- YOUR INSTRUCTIONS: Begin with the first line and repeat exactly through the line containing "return (PY1 - y) / (PY1 - PY0)"; leave every image out.
BEGIN GIVEN INFORMATION
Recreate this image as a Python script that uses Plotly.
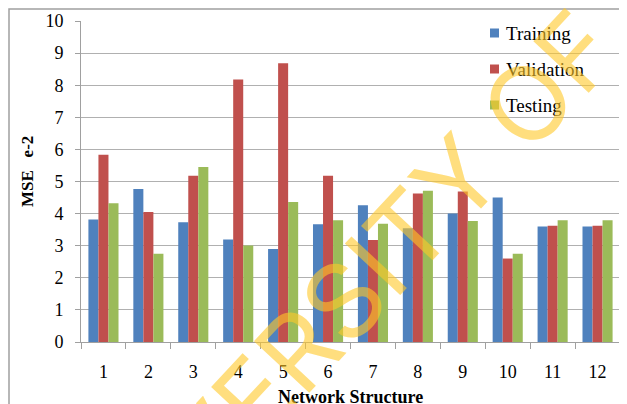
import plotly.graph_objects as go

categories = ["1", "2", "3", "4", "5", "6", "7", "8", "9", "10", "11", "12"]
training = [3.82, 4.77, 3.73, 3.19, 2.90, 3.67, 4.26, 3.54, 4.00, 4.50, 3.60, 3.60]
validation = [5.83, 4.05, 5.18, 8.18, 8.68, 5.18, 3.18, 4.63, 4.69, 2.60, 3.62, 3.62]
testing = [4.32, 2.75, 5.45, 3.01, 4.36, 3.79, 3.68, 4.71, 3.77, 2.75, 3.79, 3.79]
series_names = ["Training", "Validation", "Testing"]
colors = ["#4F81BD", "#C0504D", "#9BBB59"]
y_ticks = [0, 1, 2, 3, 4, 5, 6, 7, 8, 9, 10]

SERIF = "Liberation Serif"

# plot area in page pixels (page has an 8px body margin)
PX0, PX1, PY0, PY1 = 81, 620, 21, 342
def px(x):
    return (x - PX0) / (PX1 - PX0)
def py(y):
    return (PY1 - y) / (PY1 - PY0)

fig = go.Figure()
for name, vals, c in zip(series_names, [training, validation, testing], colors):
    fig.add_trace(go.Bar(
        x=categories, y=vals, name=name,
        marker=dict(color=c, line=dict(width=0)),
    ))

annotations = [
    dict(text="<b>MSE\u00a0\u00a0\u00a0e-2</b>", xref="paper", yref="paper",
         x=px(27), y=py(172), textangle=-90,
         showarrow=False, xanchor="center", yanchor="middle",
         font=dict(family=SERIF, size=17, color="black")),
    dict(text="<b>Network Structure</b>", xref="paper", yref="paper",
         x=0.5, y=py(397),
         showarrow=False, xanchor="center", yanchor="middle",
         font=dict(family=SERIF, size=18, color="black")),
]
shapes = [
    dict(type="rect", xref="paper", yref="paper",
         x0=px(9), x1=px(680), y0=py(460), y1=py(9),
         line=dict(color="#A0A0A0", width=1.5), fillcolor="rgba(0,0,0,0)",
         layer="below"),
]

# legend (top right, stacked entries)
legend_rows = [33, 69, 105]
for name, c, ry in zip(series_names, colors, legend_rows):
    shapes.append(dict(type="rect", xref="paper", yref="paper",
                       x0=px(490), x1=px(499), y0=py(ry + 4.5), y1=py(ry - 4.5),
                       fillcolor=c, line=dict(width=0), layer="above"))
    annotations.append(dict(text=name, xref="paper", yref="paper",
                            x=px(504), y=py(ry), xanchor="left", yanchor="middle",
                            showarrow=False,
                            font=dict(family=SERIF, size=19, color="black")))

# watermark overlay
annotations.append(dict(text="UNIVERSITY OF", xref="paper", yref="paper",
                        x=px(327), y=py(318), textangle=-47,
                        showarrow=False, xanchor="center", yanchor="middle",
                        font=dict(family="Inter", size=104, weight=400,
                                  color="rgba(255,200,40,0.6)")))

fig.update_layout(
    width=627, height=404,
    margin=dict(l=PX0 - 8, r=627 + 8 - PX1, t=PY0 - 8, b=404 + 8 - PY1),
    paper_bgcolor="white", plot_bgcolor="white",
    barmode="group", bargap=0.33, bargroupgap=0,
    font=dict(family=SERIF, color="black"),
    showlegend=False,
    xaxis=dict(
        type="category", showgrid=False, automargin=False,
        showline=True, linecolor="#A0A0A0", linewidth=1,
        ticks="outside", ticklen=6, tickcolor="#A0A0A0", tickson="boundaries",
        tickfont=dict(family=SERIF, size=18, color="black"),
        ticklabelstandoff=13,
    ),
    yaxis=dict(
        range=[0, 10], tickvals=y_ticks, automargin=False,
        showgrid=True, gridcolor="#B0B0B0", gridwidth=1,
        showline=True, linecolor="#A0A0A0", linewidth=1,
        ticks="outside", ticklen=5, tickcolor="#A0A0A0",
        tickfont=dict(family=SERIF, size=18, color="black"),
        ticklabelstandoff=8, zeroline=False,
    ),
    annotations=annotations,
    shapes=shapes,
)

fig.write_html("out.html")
END GIVEN INFORMATION
- COMPLETE ANSWER:
Recreate this image as a Python script that uses Plotly.
import plotly.graph_objects as go

categories = ["1", "2", "3", "4", "5", "6", "7", "8", "9", "10", "11", "12"]
training = [3.82, 4.77, 3.73, 3.19, 2.90, 3.67, 4.26, 3.54, 4.00, 4.50, 3.60, 3.60]
validation = [5.83, 4.05, 5.18, 8.18, 8.68, 5.18, 3.18, 4.63, 4.69, 2.60, 3.62, 3.62]
testing = [4.32, 2.75, 5.45, 3.01, 4.36, 3.79, 3.68, 4.71, 3.77, 2.75, 3.79, 3.79]
series_names = ["Training", "Validation", "Testing"]
colors = ["#4F81BD", "#C0504D", "#9BBB59"]
y_ticks = [0, 1, 2, 3, 4, 5, 6, 7, 8, 9, 10]

SERIF = "Liberation Serif"

# plot area in page pixels (page has an 8px body margin)
PX0, PX1, PY0, PY1 = 81, 620, 21, 342
def px(x):
    return (x - PX0) / (PX1 - PX0)
def py(y):
    return (PY1 - y) / (PY1 - PY0)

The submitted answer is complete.